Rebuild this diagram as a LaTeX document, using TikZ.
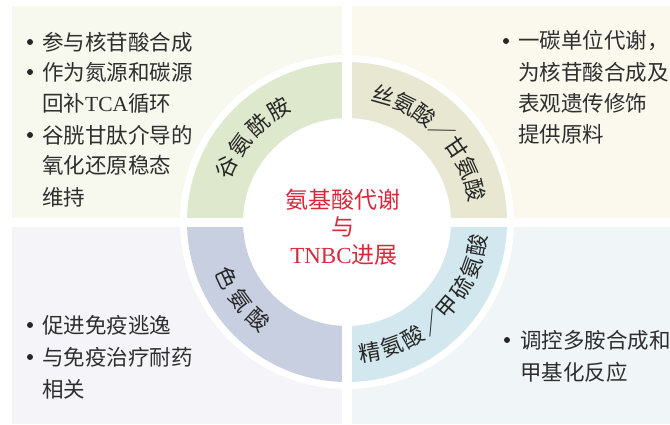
\documentclass[tikz,border=0pt]{standalone}
\usepackage{fontspec}
\setmainfont{Liberation Serif}
\newfontfamily\cjk{Noto Sans CJK SC}
\newfontfamily\latf{Liberation Serif}
\usetikzlibrary{calc}
\definecolor{bgTL}{HTML}{F7F8EE}
\definecolor{bgTR}{HTML}{FBF8EE}
\definecolor{bgBL}{HTML}{F5F4F8}
\definecolor{bgBR}{HTML}{F0F5F8}
\definecolor{rgTL}{HTML}{DDE8CC}
\definecolor{rgTR}{HTML}{E8E8D2}
\definecolor{rgBL}{HTML}{C8CFE1}
\definecolor{rgBR}{HTML}{D2E8EE}
\definecolor{ctrred}{HTML}{D9283C}
\definecolor{txtgray}{HTML}{2E2E2E}
\begin{document}
\begin{tikzpicture}[x=1pt,y=1pt,
  txt/.style={anchor=west,inner sep=0pt,font=\cjk\fontsize{21.5}{24}\selectfont,text=txtgray},
  bul/.style={circle,fill=black!85,inner sep=0pt,minimum size=6pt},
  ringlbl/.style={inner sep=0pt,font=\cjk\fontsize{22}{24}\selectfont,text=black!85},
  ctr/.style={inner sep=0pt,font=\cjk\fontsize{23}{26}\selectfont,text=ctrred}]
\useasboundingbox (0,0) rectangle (670,424);
\coordinate (C) at (347,202);
% background quadrants
\fill[bgTL] (12,206) rectangle (342,418);
\fill[bgTR] (352,206) rectangle (670,418);
\fill[bgBL] (12,0) rectangle (342,197);
\fill[bgBR] (352,0) rectangle (670,197);
% white halo
\fill[white] (C) circle (167);
% ring sectors
\foreach \c/\s in {rgTR/0,rgTL/90,rgBL/180,rgBR/270}{
  \pgfmathsetmacro\e{\s+90}
  \fill[\c] ([shift={(\s:104)}]C) -- ([shift={(\s:160)}]C)
     arc[start angle=\s,end angle=\e,radius=160]
     -- ([shift={(\e:104)}]C)
     arc[start angle=\e,end angle=\s,radius=104] -- cycle;
}
% gaps
\fill[white] (342,0) rectangle (352,424);
\fill[white] (0,197) rectangle (670,206);
% centre title
\node[ctr] (t1) at (343,224) {氨基酸代谢};
\node[ctr] (t2) at (343,197) {与};
\node[ctr] (t3) at (344,169) {{\latf TNBC}进展};
% ring labels
\foreach \ch/\a [count=\i, evaluate=\a as \r using \a-90] in {谷/155.5,氨/144,酰/132.5,胺/121}
  \node[ringlbl,rotate=\r] (gln\i) at ([shift={(\a:132)}]C) {\ch};
\foreach \ch/\a [count=\i, evaluate=\a as \r using \a-90] in {丝/74,氨/64,酸/54,／/44,甘/34,氨/24,酸/14}
  \node[ringlbl,rotate=\r] (ser\i) at ([shift={(\a:132)}]C) {\ch};
\foreach \ch/\a [count=\i, evaluate=\a as \r using \a+90] in {色/205,氨/216.5,酸/228}
  \node[ringlbl,rotate=\r] (trp\i) at ([shift={(\a:132)}]C) {\ch};
\foreach \ch/\a [count=\i, evaluate=\a as \r using \a+90] in {精/-80,氨/-70,酸/-60,／/-50,甲/-40,硫/-30,氨/-20,酸/-10}
  \node[ringlbl,rotate=\r] (arg\i) at ([shift={(\a:132)}]C) {\ch};
% top-left text
\node[bul] (tlb1) at (30,382) {};
\node[txt] (tl1) at (42,382) {参与核苷酸合成};
\node[bul] (tlb2) at (30,352) {};
\node[txt] (tl2) at (42,352) {作为氮源和碳源};
\node[txt] (tl3) at (42,321) {回补{\latf TCA}循环};
\node[bul] (tlb3) at (30,289) {};
\node[txt] (tl4) at (42,289) {谷胱甘肽介导的};
\node[txt] (tl5) at (42,259) {氧化还原稳态};
\node[txt] (tl6) at (42,227) {维持};
% top-right text
\node[bul] (trb1) at (506,383) {};
\node[txt] (tr1) at (518,383) {一碳单位代谢，};
\node[txt] (tr2) at (518,352) {为核苷酸合成及};
\node[txt] (tr3) at (518,321) {表观遗传修饰};
\node[txt] (tr4) at (518,290) {提供原料};
% bottom-left text
\node[bul] (blb1) at (30,99) {};
\node[txt] (bl1) at (42,99) {促进免疫逃逸};
\node[bul] (blb2) at (30,67) {};
\node[txt] (bl2) at (42,67) {与免疫治疗耐药};
\node[txt] (bl3) at (42,35) {相关};
% bottom-right text
\node[bul] (brb1) at (507,84) {};
\node[txt] (br1) at (520,84) {调控多胺合成和};
\node[txt] (br2) at (520,52) {甲基化反应};
\end{tikzpicture}
\end{document}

---------------

# BRIEF
Omit the pictures and give the material again, exactly and in full.

# TASK RESPONSE
Rebuild this diagram as a LaTeX document, using TikZ.
\documentclass[tikz,border=0pt]{standalone}
\usepackage{fontspec}
\setmainfont{Liberation Serif}
\newfontfamily\cjk{Noto Sans CJK SC}
\newfontfamily\latf{Liberation Serif}
\usetikzlibrary{calc}
\definecolor{bgTL}{HTML}{F7F8EE}
\definecolor{bgTR}{HTML}{FBF8EE}
\definecolor{bgBL}{HTML}{F5F4F8}
\definecolor{bgBR}{HTML}{F0F5F8}
\definecolor{rgTL}{HTML}{DDE8CC}
\definecolor{rgTR}{HTML}{E8E8D2}
\definecolor{rgBL}{HTML}{C8CFE1}
\definecolor{rgBR}{HTML}{D2E8EE}
\definecolor{ctrred}{HTML}{D9283C}
\definecolor{txtgray}{HTML}{2E2E2E}
\begin{document}
\begin{tikzpicture}[x=1pt,y=1pt,
  txt/.style={anchor=west,inner sep=0pt,font=\cjk\fontsize{21.5}{24}\selectfont,text=txtgray},
  bul/.style={circle,fill=black!85,inner sep=0pt,minimum size=6pt},
  ringlbl/.style={inner sep=0pt,font=\cjk\fontsize{22}{24}\selectfont,text=black!85},
  ctr/.style={inner sep=0pt,font=\cjk\fontsize{23}{26}\selectfont,text=ctrred}]
\useasboundingbox (0,0) rectangle (670,424);
\coordinate (C) at (347,202);
% background quadrants
\fill[bgTL] (12,206) rectangle (342,418);
\fill[bgTR] (352,206) rectangle (670,418);
\fill[bgBL] (12,0) rectangle (342,197);
\fill[bgBR] (352,0) rectangle (670,197);
% white halo
\fill[white] (C) circle (167);
% ring sectors
\foreach \c/\s in {rgTR/0,rgTL/90,rgBL/180,rgBR/270}{
  \pgfmathsetmacro\e{\s+90}
  \fill[\c] ([shift={(\s:104)}]C) -- ([shift={(\s:160)}]C)
     arc[start angle=\s,end angle=\e,radius=160]
     -- ([shift={(\e:104)}]C)
     arc[start angle=\e,end angle=\s,radius=104] -- cycle;
}
% gaps
\fill[white] (342,0) rectangle (352,424);
\fill[white] (0,197) rectangle (670,206);
% centre title
\node[ctr] (t1) at (343,224) {氨基酸代谢};
\node[ctr] (t2) at (343,197) {与};
\node[ctr] (t3) at (344,169) {{\latf TNBC}进展};
% ring labels
\foreach \ch/\a [count=\i, evaluate=\a as \r using \a-90] in {谷/155.5,氨/144,酰/132.5,胺/121}
  \node[ringlbl,rotate=\r] (gln\i) at ([shift={(\a:132)}]C) {\ch};
\foreach \ch/\a [count=\i, evaluate=\a as \r using \a-90] in {丝/74,氨/64,酸/54,／/44,甘/34,氨/24,酸/14}
  \node[ringlbl,rotate=\r] (ser\i) at ([shift={(\a:132)}]C) {\ch};
\foreach \ch/\a [count=\i, evaluate=\a as \r using \a+90] in {色/205,氨/216.5,酸/228}
  \node[ringlbl,rotate=\r] (trp\i) at ([shift={(\a:132)}]C) {\ch};
\foreach \ch/\a [count=\i, evaluate=\a as \r using \a+90] in {精/-80,氨/-70,酸/-60,／/-50,甲/-40,硫/-30,氨/-20,酸/-10}
  \node[ringlbl,rotate=\r] (arg\i) at ([shift={(\a:132)}]C) {\ch};
% top-left text
\node[bul] (tlb1) at (30,382) {};
\node[txt] (tl1) at (42,382) {参与核苷酸合成};
\node[bul] (tlb2) at (30,352) {};
\node[txt] (tl2) at (42,352) {作为氮源和碳源};
\node[txt] (tl3) at (42,321) {回补{\latf TCA}循环};
\node[bul] (tlb3) at (30,289) {};
\node[txt] (tl4) at (42,289) {谷胱甘肽介导的};
\node[txt] (tl5) at (42,259) {氧化还原稳态};
\node[txt] (tl6) at (42,227) {维持};
% top-right text
\node[bul] (trb1) at (506,383) {};
\node[txt] (tr1) at (518,383) {一碳单位代谢，};
\node[txt] (tr2) at (518,352) {为核苷酸合成及};
\node[txt] (tr3) at (518,321) {表观遗传修饰};
\node[txt] (tr4) at (518,290) {提供原料};
% bottom-left text
\node[bul] (blb1) at (30,99) {};
\node[txt] (bl1) at (42,99) {促进免疫逃逸};
\node[bul] (blb2) at (30,67) {};
\node[txt] (bl2) at (42,67) {与免疫治疗耐药};
\node[txt] (bl3) at (42,35) {相关};
% bottom-right text
\node[bul] (brb1) at (507,84) {};
\node[txt] (br1) at (520,84) {调控多胺合成和};
\node[txt] (br2) at (520,52) {甲基化反应};
\end{tikzpicture}
\end{document}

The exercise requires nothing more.